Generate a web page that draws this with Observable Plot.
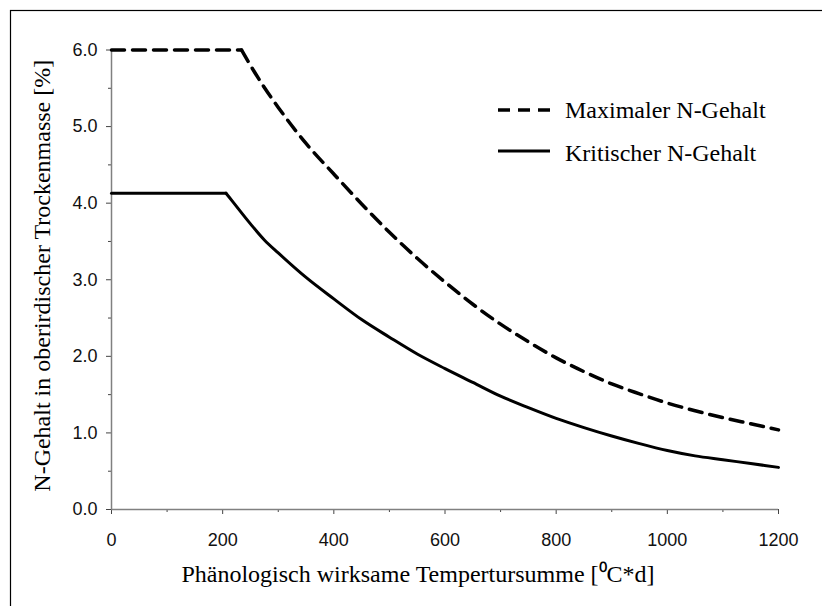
<!DOCTYPE html>
<html>
<head>
<meta charset="utf-8">
<script src="https://cdn.jsdelivr.net/npm/d3@7"></script>
<script src="https://cdn.jsdelivr.net/npm/@observablehq/plot@0.6"></script>
<style>
  html, body { margin: 0; padding: 0; background: #fff; }
  #wrap { position: relative; width: 822px; height: 606px; overflow: hidden; }
  #overlay { position: absolute; left: 0; top: 0; pointer-events: none; }
</style>
</head>
<body>
<div id="wrap"></div>
<script>
// ---- data ----
const seriesNames = ["Maximaler N-Gehalt", "Kritischer N-Gehalt"];

const tsMax  = [0, 234, 250, 275, 300, 350, 400, 450, 500, 550, 600, 650, 700, 750, 800, 850, 900, 950, 1000, 1050, 1100, 1150, 1200];
const nMax   = [6.00, 6.00, 5.80, 5.51, 5.25, 4.78, 4.38, 3.99, 3.62, 3.28, 2.97, 2.68, 2.42, 2.19, 1.98, 1.80, 1.64, 1.51, 1.39, 1.29, 1.20, 1.12, 1.04];

const tsCrit = [0, 206, 217, 250, 275, 300, 350, 400, 450, 500, 550, 600, 650, 700, 750, 800, 850, 900, 950, 1000, 1050, 1100, 1150, 1200];
const nCrit  = [4.13, 4.13, 4.03, 3.73, 3.52, 3.35, 3.03, 2.75, 2.48, 2.25, 2.03, 1.84, 1.66, 1.48, 1.33, 1.19, 1.07, 0.96, 0.86, 0.77, 0.70, 0.65, 0.60, 0.55];

const xMajor = [0, 200, 400, 600, 800, 1000, 1200];
const xMinor = [100, 300, 500, 700, 900, 1100];
const yMajor = [0, 1, 2, 3, 4, 5, 6];
const yMinor = [0.5, 1.5, 2.5, 3.5, 4.5, 5.5];

const xTitle = "Phänologisch wirksame Tempertursumme [⁰C*d]";
const yTitle = "N-Gehalt in oberirdischer Trockenmasse [%]";

// ---- tables built from the arrays ----
const maxData  = tsMax.map((t, i) => ({t, n: nMax[i], i}));
const critData = tsCrit.map((t, i) => ({t, n: nCrit[i], i}));
// plateau = first two points (linear), decline = from the break point on (smooth)
const plateau = arr => arr.filter(d => d.i <= 1);
const decline = arr => arr.filter(d => d.i >= 1);

const SANS = "'Liberation Sans', Arial, Helvetica, sans-serif";
const SERIF = "'Liberation Serif', 'Times New Roman', Times, serif";

const chart = Plot.plot({
  width: 822,
  height: 606,
  marginLeft: 111,
  marginRight: 44,
  marginTop: 49.5,
  marginBottom: 97,
  style: {fontFamily: SANS, background: "#fff", overflow: "visible"},
  x: {domain: [0, 1200]},
  y: {domain: [0, 6]},
  marks: [
    Plot.axisY({ticks: yMinor, tickSize: 3, tickFormat: () => "", label: null, stroke: "#444"}),
    Plot.axisY({ticks: yMajor, tickSize: 5, tickPadding: 9, tickFormat: d3.format(".1f"),
                label: null, fontSize: 18, fill: "#111", stroke: "#444"}),
    Plot.axisX({ticks: xMinor, tickSize: 3, tickFormat: () => "", label: null, stroke: "#444"}),
    Plot.axisX({ticks: xMajor, tickSize: 5, tickPadding: 19, tickFormat: d3.format("d"),
                label: null, fontSize: 18, fill: "#111", stroke: "#444"}),
    Plot.ruleX([0], {stroke: "#808080", strokeWidth: 1.5}),
    Plot.ruleY([0], {stroke: "#808080", strokeWidth: 1.5}),
    Plot.line(plateau(maxData), {x: "t", y: "n", stroke: "#000", strokeWidth: 3.5, strokeDasharray: "13,8"}),
    Plot.line(decline(maxData), {x: "t", y: "n", stroke: "#000", strokeWidth: 3.5, strokeDasharray: "13,8", curve: "monotone-x"}),
    Plot.line(plateau(critData), {x: "t", y: "n", stroke: "#000", strokeWidth: 3}),
    Plot.line(decline(critData), {x: "t", y: "n", stroke: "#000", strokeWidth: 3, curve: "monotone-x"}),
    Plot.text([xTitle], {frameAnchor: "bottom", text: d => d, dy: 65, dx: -27,
                         fontSize: 24, fontFamily: SERIF, fill: "#000", lineAnchor: "middle", textAnchor: "middle"}),
    Plot.text([yTitle], {frameAnchor: "left", text: d => d, rotate: -90, dx: -69, dy: -4,
                         fontSize: 24, fontFamily: SERIF, fill: "#000", lineAnchor: "middle", textAnchor: "middle"})
  ]
});

const wrap = document.getElementById("wrap");
wrap.appendChild(chart);

// ---- overlay: outer border and legend ----
const ov = d3.select(wrap).append("svg")
  .attr("id", "overlay").attr("width", 822).attr("height", 606);

ov.append("rect").attr("x", 10.5).attr("y", 10.5).attr("width", 830).attr("height", 620)
  .attr("fill", "none").attr("stroke", "#000").attr("stroke-width", 1.2);

const legendStyles = [
  {dash: "12,8", width: 3.5, lineY: 110, textY: 117.5},
  {dash: null,   width: 3,   lineY: 151, textY: 161}
];
seriesNames.forEach((name, i) => {
  const s = legendStyles[i];
  ov.append("line").attr("x1", 498).attr("x2", 550).attr("y1", s.lineY).attr("y2", s.lineY)
    .attr("stroke", "#000").attr("stroke-width", s.width)
    .attr("stroke-dasharray", s.dash);
  ov.append("text").attr("x", 565).attr("y", s.textY)
    .attr("font-family", SERIF).attr("font-size", 24).attr("fill", "#000")
    .text(name);
});
</script>
</body>
</html>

--- --- ---

Repeat the lines exactly as they stand, from the opening line of the data through the line with "Serif', 'Times New". Pictures stay out of the copy.

Generate a web page that draws this with Observable Plot.
<!DOCTYPE html>
<html>
<head>
<meta charset="utf-8">
<script src="https://cdn.jsdelivr.net/npm/d3@7"></script>
<script src="https://cdn.jsdelivr.net/npm/@observablehq/plot@0.6"></script>
<style>
  html, body { margin: 0; padding: 0; background: #fff; }
  #wrap { position: relative; width: 822px; height: 606px; overflow: hidden; }
  #overlay { position: absolute; left: 0; top: 0; pointer-events: none; }
</style>
</head>
<body>
<div id="wrap"></div>
<script>
// ---- data ----
const seriesNames = ["Maximaler N-Gehalt", "Kritischer N-Gehalt"];

const tsMax  = [0, 234, 250, 275, 300, 350, 400, 450, 500, 550, 600, 650, 700, 750, 800, 850, 900, 950, 1000, 1050, 1100, 1150, 1200];
const nMax   = [6.00, 6.00, 5.80, 5.51, 5.25, 4.78, 4.38, 3.99, 3.62, 3.28, 2.97, 2.68, 2.42, 2.19, 1.98, 1.80, 1.64, 1.51, 1.39, 1.29, 1.20, 1.12, 1.04];

const tsCrit = [0, 206, 217, 250, 275, 300, 350, 400, 450, 500, 550, 600, 650, 700, 750, 800, 850, 900, 950, 1000, 1050, 1100, 1150, 1200];
const nCrit  = [4.13, 4.13, 4.03, 3.73, 3.52, 3.35, 3.03, 2.75, 2.48, 2.25, 2.03, 1.84, 1.66, 1.48, 1.33, 1.19, 1.07, 0.96, 0.86, 0.77, 0.70, 0.65, 0.60, 0.55];

const xMajor = [0, 200, 400, 600, 800, 1000, 1200];
const xMinor = [100, 300, 500, 700, 900, 1100];
const yMajor = [0, 1, 2, 3, 4, 5, 6];
const yMinor = [0.5, 1.5, 2.5, 3.5, 4.5, 5.5];

const xTitle = "Phänologisch wirksame Tempertursumme [⁰C*d]";
const yTitle = "N-Gehalt in oberirdischer Trockenmasse [%]";

// ---- tables built from the arrays ----
const maxData  = tsMax.map((t, i) => ({t, n: nMax[i], i}));
const critData = tsCrit.map((t, i) => ({t, n: nCrit[i], i}));
// plateau = first two points (linear), decline = from the break point on (smooth)
const plateau = arr => arr.filter(d => d.i <= 1);
const decline = arr => arr.filter(d => d.i >= 1);

const SANS = "'Liberation Sans', Arial, Helvetica, sans-serif";
const SERIF = "'Liberation Serif', 'Times New Roman', Times, serif";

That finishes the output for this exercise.